Are you serious? You obviously arent looking at the same photos i am. There arent too many Buthid species "easily identified" by photo, particularly not blurry ones. Id probably try to avoid words like 'definately' until youve got the animal in your posession and can key it out.

Sorry, sounds harsh, but theres too many 'experts' on this site already.
Jordan


----------



## TELDAC (Jul 13, 2008)

dragon lady said:


> umm...guess what.....
> 
> its is a.... scorpian! andy lmao!!!!!!!!!!!
> just havn fun is all!





Umm Guess What?....

You cant even spell scorpion!!!!....LMAO


----------



## Mark Newton (Jul 13, 2008)

andyscott said:


> Sorry Mark, my mistake.
> I did measure the whole scorp.
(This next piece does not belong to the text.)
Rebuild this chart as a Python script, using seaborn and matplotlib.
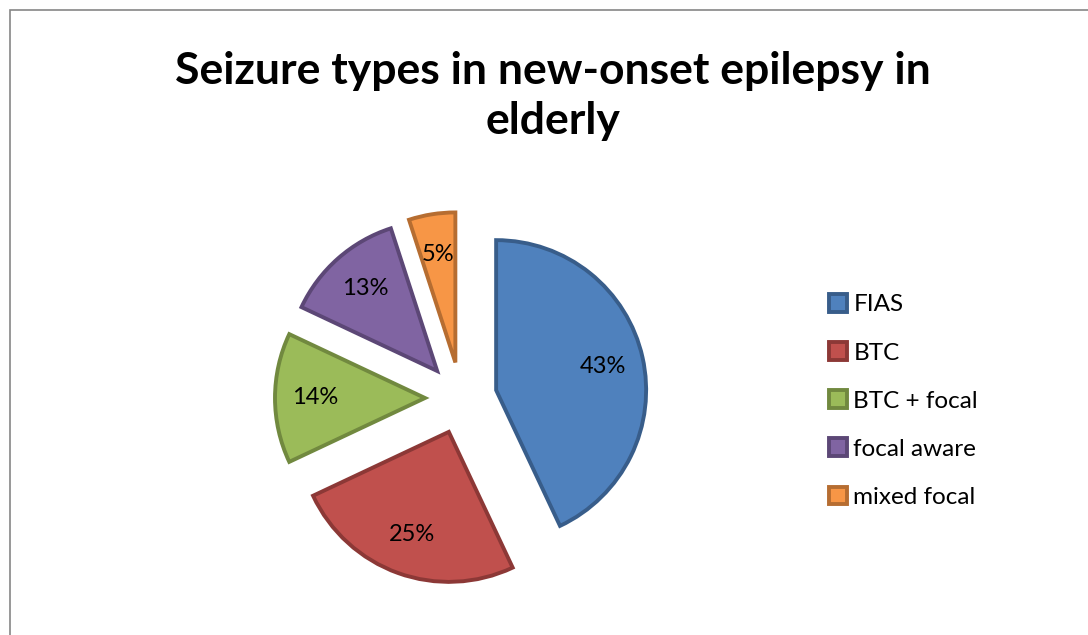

My smoke pack is 7 cm wide and it exceded that by over a cm, including its pincers.
> From nose to tip of sting, it would have been a little under 7cms.
> Sorry for the mis-measurement.


 
No worries, its common for people to measure inc the pedipalps. Thats quite a big _Lychas_. If you obtain anymore, I'd like one under my scope..


----------



## andyscott (Jul 13, 2008)

Mark Newton said:


> No worries, its common for people to measure inc the pedipalps. Thats quite a big _Lychas_. If you obtain anymore, I'd like one under my scope..


 It was found at Laura FNQ while camping. Wont be seeing any more of them for a while, holidays are over, back in Melbourne.


----------